Its easy to lay blame after the fact when something as important as the next generation iPhone gets leaked across the entire internet, but when it boils down to the bottom line who is really to blame? The guy who originally lost it, Gizmodo for paying $5000 for it and them reveals their findings to the masses, or Apple for thinking that someone wanting to return the iPhone was just a hoax?
By now you all probably know how everything played out once Gizmodo went public with the iPhone 4G, the net has been alive with the subject for the last few days.
However when it comes to apportioning blame for the security slip up with the iPhone 4G, Apple must take their fair share. Yes the guy who lost it shouldn’t have, but then Apple must have allowed him to have use of the device outside the Apple camp.
Gizmodo has to should a portion of the blame as they did go public with their knowledge, but then as I have previously said any good tech site in that position would have probably done the same.
But the guys over at Gizmodo have posted an article which explains what happened when a source tried to hand the missing iPhone over to Apple. And what follows is how it went down from the Apple reps perspective that got the call…

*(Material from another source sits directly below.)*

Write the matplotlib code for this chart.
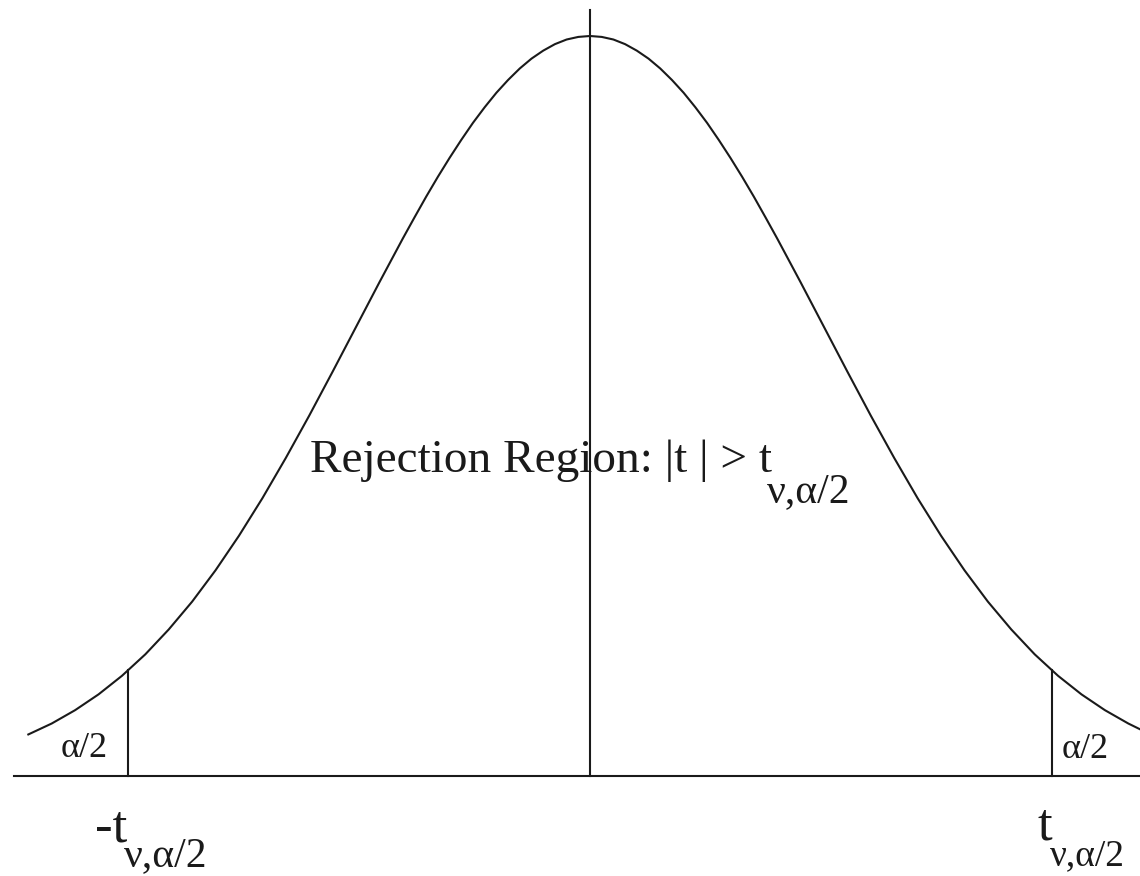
import matplotlib
matplotlib.use("Agg")
import matplotlib.pyplot as plt

# curve (t-distribution shape, heights in density units)
t_values = [-2.4, -2.3, -2.2, -2.1, -2.0, -1.9, -1.8, -1.7, -1.6, -1.5, -1.4, -1.3,
            -1.2, -1.1, -1.0, -0.9, -0.8, -0.75, -0.7, -0.65, -0.6, -0.55, -0.5,
            -0.45, -0.4, -0.35, -0.3, -0.25, -0.2, -0.15, -0.1, -0.05,
            0.0, 0.05, 0.1, 0.15, 0.2, 0.25, 0.3, 0.35, 0.4, 0.45, 0.5, 0.55, 0.6,
            0.65, 0.7, 0.75, 0.8, 0.9, 1.0, 1.1, 1.2, 1.3,
            1.4, 1.5, 1.6, 1.7, 1.8, 1.9, 2.0, 2.1, 2.2, 2.3, 2.35]
density = [0.0224, 0.0283, 0.0355, 0.0440, 0.0540, 0.0656, 0.0790, 0.0940, 0.1109,
           0.1295, 0.1497, 0.1714, 0.1942, 0.2179, 0.2420, 0.2661, 0.2897, 0.3011,
           0.3123, 0.3230, 0.3332, 0.3429, 0.3521, 0.3605, 0.3683, 0.3752, 0.3814,
           0.3867, 0.3910, 0.3945, 0.3970, 0.3984,
           0.3989, 0.3984, 0.3970, 0.3945, 0.3910, 0.3867, 0.3814, 0.3752, 0.3683,
           0.3605, 0.3521, 0.3429, 0.3332, 0.3230, 0.3123, 0.3011, 0.2897, 0.2661,
           0.2420, 0.2179, 0.1942, 0.1714, 0.1497, 0.1295, 0.1109, 0.0940, 0.0790,
           0.0656, 0.0540, 0.0440, 0.0355, 0.0283, 0.0252]

critical = 1.975       # t_{nu, alpha/2}
crit_height = 0.0569   # curve height at the cut
center_top = 0.413     # centre line goes a bit above the peak
axis_start = -2.46

W, H = 1140, 876
fig = plt.figure(figsize=(W / 100, H / 100), dpi=100)
ax = fig.add_axes([0, 0, 1, 1])
ax.set_xlim(-2.521, 2.350)
ax.set_ylim(-0.0539, 0.4183)
ax.axis("off")

ink = "#1a1a1a"
lw = 1.5

ax.plot(t_values, density, color=ink, lw=lw, solid_joinstyle="round")
ax.plot([axis_start, 2.35], [0, 0], color=ink, lw=lw)
ax.plot([0, 0], [0, center_top], color=ink, lw=lw)
ax.plot([-critical, -critical], [0, crit_height], color=ink, lw=lw)
ax.plot([critical, critical], [0, crit_height], color=ink, lw=lw)

serif = ["Liberation Serif", "DejaVu Serif"]


def put(px, py, s, size):
    # place text by its left edge / baseline in pixel terms
    fig.text(px / W, 1 - py / H, s, fontsize=size, family=serif,
             color=ink, ha="left", va="baseline")


put(310, 472, "Rejection Region: |t | > t", 34)
put(767, 502, "\u03bd,\u03b1/2", 30)

put(61, 757, "\u03b1/2", 26)
put(1062, 758, "\u03b1/2", 26)

put(95, 841, "-t", 38)
put(124, 866, "\u03bd,\u03b1/2", 30)
put(1037, 840, "t", 38)
put(1050, 865, "\u03bd,\u03b1/2", 27)

fig.savefig("out.png", dpi=100, facecolor="white")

“I work for AppleCare as a tier 2 agent and before the whole thing about a leak hit the Internet the guy working next to me got the call from the guy looking to return the phone. From our point of view it seemed as a hoax or that the guy had a knockoff, internally apple doesn’t tell us anything and we haven’t gotten any notices or anything about a lost phone, much less anything stating we are making a new one. When the guy called us he gave us a vague description and couldn’t provide pics, so like I mentioned previously, we thought it was a china knockoff the guy found. We wouldn’t have any idea what to do with it and that’s what sucks about working for apple, we’re given just enough info to try and help people but not enough info to do anything if someone calls like this.”
So bottom line, you tell me who is to ultimately be considered as blameful in this fiasco, my view is that it is ultimately down to Apple, what do you think?